When I began teaching in 1996, I had previous jobs I thoroughly enjoyed. I had a full-time job as a zookeeper (which I loved but knew I would never make enough money doing). I was a personal trainer for 10 years and I served as a combat medic in the ARMY and National Guard. I wanted to be a teacher since I was 15. As an adult, I chose to go into teaching because I wanted to coach, have a predictable work schedule, consistent salary, and a good retirement. Needless to say, I have and always have had a good work ethic and high standards and expectations for myself. I say this because most teachers I know are very similar. They tend to care about important things (you know, like young people). They went to school to have a respectable, successful, professional career in education. Educators are made up of a special group of people. They are obviously smart enough to get a college education and most are good, moral, logical, practical, caring, hardworking and intelligent people. Educators are up there with doctors and astronauts; they are best of the best. Tragically, most teachers have one major, fatal flaw. This flaw is that they have those same high expectations for others as well.


Teachers expect students to:

  • care about their future

  • have basic manners

  • come to school prepared to learn (rested, fed, bathed, on time, free from drugs, and sober)

  • try

Teachers expect parents to:

  • love their children

  • make sure their children are prepared to learn

  • teach their children manners, hygiene, respect for others

  • be proper role models

  • stay clean from drugs and alcohol

  • be nice

Teachers expect school leaders to:

  • be promoted to leadership because they are properly credentialed and experienced

  • be promoted to leadership based on merit and not on personal relationships

  • be of good character, hardworking and intelligent

  • make sure teachers have time to plan and teach

  • foster a calm, positive, low stress school environment

  • be proactive in school improvement planning

  • be fair and pleasant

  • know what they are doing

Unfortunately, most of these expectations are often not met.

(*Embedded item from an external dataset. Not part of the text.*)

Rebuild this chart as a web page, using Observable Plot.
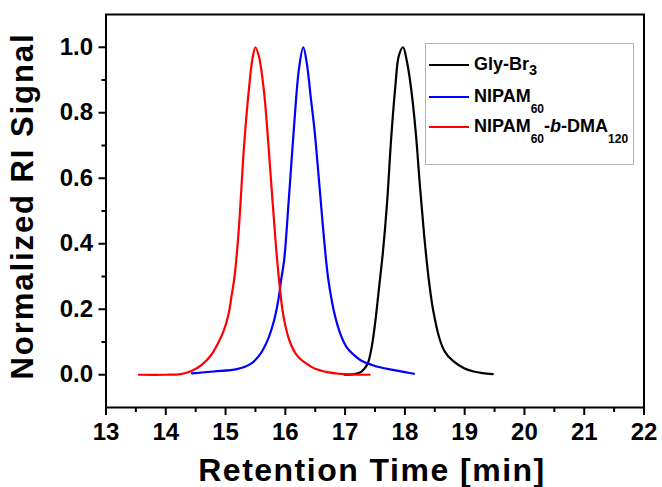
<!DOCTYPE html>
<html>
<head>
<meta charset="utf-8">
<script src="https://cdn.jsdelivr.net/npm/d3@7"></script>
<script src="https://cdn.jsdelivr.net/npm/@observablehq/plot@0.6"></script>
<style>
  body { margin: 0; background: #fff; }
  #wrap { position: relative; width: 662px; height: 487px; }
  #legend { position: absolute; left: 425px; top: 43px; width: 209px; height: 122px; border: 1px solid #b4b4b4; box-sizing: border-box; font-family: "Liberation Sans", Arial, sans-serif; font-weight: bold; color: #000; }
  .sw { position: absolute; left: 3px; width: 40px; height: 2px; }
  .lab { position: absolute; left: 48px; font-size: 18px; line-height: 20px; white-space: nowrap; }
  .s3 { font-size: 14.5px; position: relative; top: 5px; }
  .s60 { font-size: 12px; position: relative; top: 11px; }
</style>
</head>
<body>
<div id="wrap"></div>
<script>
// ---- data ----
const seriesNames = ["Gly-Br3", "NIPAM60", "NIPAM60-b-DMA120"];
const seriesLabelsHTML = [
  'Gly-Br<span class="s3">3</span>',
  'NIPAM<span class="s60">60</span>',
  'NIPAM<span class="s60">60</span>-<i>b</i>-DMA<span class="s60">120</span>'
];
const seriesColors = ["#000000", "#0000ff", "#ff0000"];

const glyX = [16.99, 17.15, 17.26, 17.32, 17.38, 17.45, 17.51, 17.57, 17.63, 17.70, 17.77, 17.84, 17.90, 17.97, 18.03, 18.10, 18.18, 18.25, 18.32, 18.40, 18.47, 18.58, 18.67, 18.80, 18.99, 19.15, 19.30, 19.47];
const glyY = [0, 0.002, 0.008, 0.018, 0.035, 0.09, 0.17, 0.27, 0.37, 0.52, 0.72, 0.88, 0.975, 1.0, 0.96, 0.88, 0.744, 0.58, 0.43, 0.29, 0.2, 0.11, 0.07, 0.043, 0.02, 0.01, 0.005, 0.002];

const nipX = [14.44, 14.8, 15.19, 15.42, 15.58, 15.70, 15.81, 15.89, 15.93, 15.98, 16.06, 16.14, 16.23, 16.30, 16.36, 16.43, 16.49, 16.56, 16.63, 16.72, 16.83, 16.92, 17.03, 17.15, 17.28, 17.45, 17.60, 17.80, 18.00, 18.15];
const nipY = [0.004, 0.01, 0.017, 0.033, 0.063, 0.104, 0.165, 0.236, 0.29, 0.35, 0.54, 0.744, 0.937, 1.0, 0.95, 0.84, 0.744, 0.6, 0.45, 0.29, 0.18, 0.125, 0.083, 0.06, 0.042, 0.03, 0.022, 0.015, 0.008, 0.003];

const blkX = [13.55, 14.0, 14.25, 14.44, 14.6, 14.75, 14.87, 14.97, 15.05, 15.1, 15.15, 15.22, 15.31, 15.39, 15.45, 15.5, 15.56, 15.64, 15.70, 15.77, 15.84, 15.90, 15.95, 16.0, 16.05, 16.1, 16.17, 16.25, 16.37, 16.5, 16.7, 16.9, 17.1, 17.41];
const blkY = [0, 0, 0.002, 0.012, 0.03, 0.058, 0.095, 0.135, 0.185, 0.24, 0.30, 0.44, 0.70, 0.87, 0.965, 1.0, 0.97, 0.87, 0.744, 0.57, 0.40, 0.28, 0.2, 0.15, 0.115, 0.09, 0.065, 0.048, 0.032, 0.018, 0.008, 0.003, 0.001, 0];

const xMajor = [13, 14, 15, 16, 17, 18, 19, 20, 21, 22];
const xMinor = [13.5, 14.5, 15.5, 16.5, 17.5, 18.5, 19.5, 20.5, 21.5];
const yMajor = [0.0, 0.2, 0.4, 0.6, 0.8, 1.0];
const yMinor = [0.1, 0.3, 0.5, 0.7, 0.9];
const xTitle = "Retention Time [min]";
const yTitle = "Normalized RI Signal";

// ---- table ----
const xs = [glyX, nipX, blkX], ys = [glyY, nipY, blkY];
const data = [];
seriesNames.forEach((name, i) => xs[i].forEach((t, j) => data.push({series: name, t, v: ys[i][j]})));

const font = "'Liberation Sans', Arial, Helvetica, sans-serif";
const plot = Plot.plot({
  width: 662, height: 487,
  marginLeft: 105.5, marginRight: 18.5, marginTop: 14, marginBottom: 80,
  x: {domain: [13, 22], label: null},
  y: {domain: [-0.1, 1.1], label: null},
  color: {domain: seriesNames, range: seriesColors},
  style: {fontFamily: font, background: "white", color: "black", overflow: "visible"},
  marks: [
    Plot.axisX(xMinor, {tickSize: 5, fill: "none", strokeWidth: 2, label: null}),
    Plot.axisX(xMajor, {tickSize: 8, tickPadding: 7, tickFormat: d => String(d), fontSize: 24, fontWeight: "bold", strokeWidth: 2, label: null}),
    Plot.axisY(yMinor, {tickSize: 4, fill: "none", strokeWidth: 2, label: null}),
    Plot.axisY(yMajor, {tickSize: 7, tickPadding: 6, tickFormat: d => d.toFixed(1), fontSize: 24, fontWeight: "bold", strokeWidth: 2, label: null}),
    Plot.line(data, {x: "t", y: "v", z: "series", stroke: "series", strokeWidth: 2.2, curve: "catmull-rom"}),
    Plot.frame({stroke: "black", strokeWidth: 2}),
    Plot.text([xTitle], {frameAnchor: "bottom", textAnchor: "middle", lineAnchor: "bottom", dx: -3, dy: 73, fontSize: 32, fontWeight: "bold"}),
    Plot.text([yTitle], {frameAnchor: "left", textAnchor: "middle", lineAnchor: "middle", dx: -83, dy: -5, rotate: -90, fontSize: 31, fontWeight: "bold"})
  ]
});
document.getElementById("wrap").appendChild(plot);

// widen the titles' lettering to the reference's text length
d3.select(plot).selectAll("text").each(function() {
  const target = this.textContent === xTitle ? 346 : this.textContent === yTitle ? 345 : null;
  if (target == null) return;
  const n = this.textContent.length;
  const len = this.getComputedTextLength();
  const ls = Math.max(0, (target - len) / (n - 1));
  this.style.letterSpacing = ls + "px";
});

// ---- legend ----
const legend = document.createElement("div");
legend.id = "legend";
const rowY = [21, 53, 83];
seriesNames.forEach((name, i) => {
  const sw = document.createElement("div");
  sw.className = "sw";
  sw.style.top = (rowY[i] - 1) + "px";
  sw.style.background = seriesColors[i];
  legend.appendChild(sw);
  const lab = document.createElement("div");
  lab.className = "lab";
  lab.style.top = (rowY[i] - 11) + "px";
  lab.innerHTML = seriesLabelsHTML[i];
  legend.appendChild(lab);
});
document.getElementById("wrap").appendChild(legend);
</script>
</body>
</html>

Students have no common morals to guide proper social behavior or elicit respect for teachers. Many are apathetic and even aggressively opposed to the learning environment. Teachers are commonly physically assaulted and verbally abused. Parents are busy struggling to make a living and are either unable to positively influence their child's behavior or blame the teacher instead. Students are too preoccupied with cell phones, social media, drugs, sex, and alcohol to care about learning.

Teachers are asked to do more with less and to put up with all of this for a low salary. Many teachers work multiple jobs in order to survive. If we truly want to improve teacher retention, salary improvements will have to be addressed.


Perhaps most frustrating of all is the inability of some school leaders to utilize any common sense when dealing with these issues. I will say it plainly. Students and teachers are human beings! Human beings cannot remain fully engaged mentally or physically for 7.5 or 8 hours a day with only 4–5-minute breaks every 50 or so minutes and only a 20–25-minute lunch break. Teachers and students are tired by September/October. The rest of the school year is just survival. Proper learning cannot take place in an environment like this. School leaders need to consider that "seat time" is in no way related to learning and teachers are not childcare workers, babysitters, or juvenile detention officers. School leaders must reduce contact hours between teachers and students. A 5–6-hour learning day plus after school activities is a better model. Teachers on an 8-hour workday will finally have time to do what they are supposed to be doing. Students will be better rested, have more time to study, and learn work-life balance. But even this will not keep some teachers from leaving. They have been mistreated and ignored for too long.


Teachers have lives outside of school. They are exhausted and tired of trying to do the impossible. They are tired of working 24/7, tired of fearing evaluations, tired of being underpaid and over stressed and tired of giving everything they have when they feel as though students don't care, parents blame them, and administrators refuse to listen.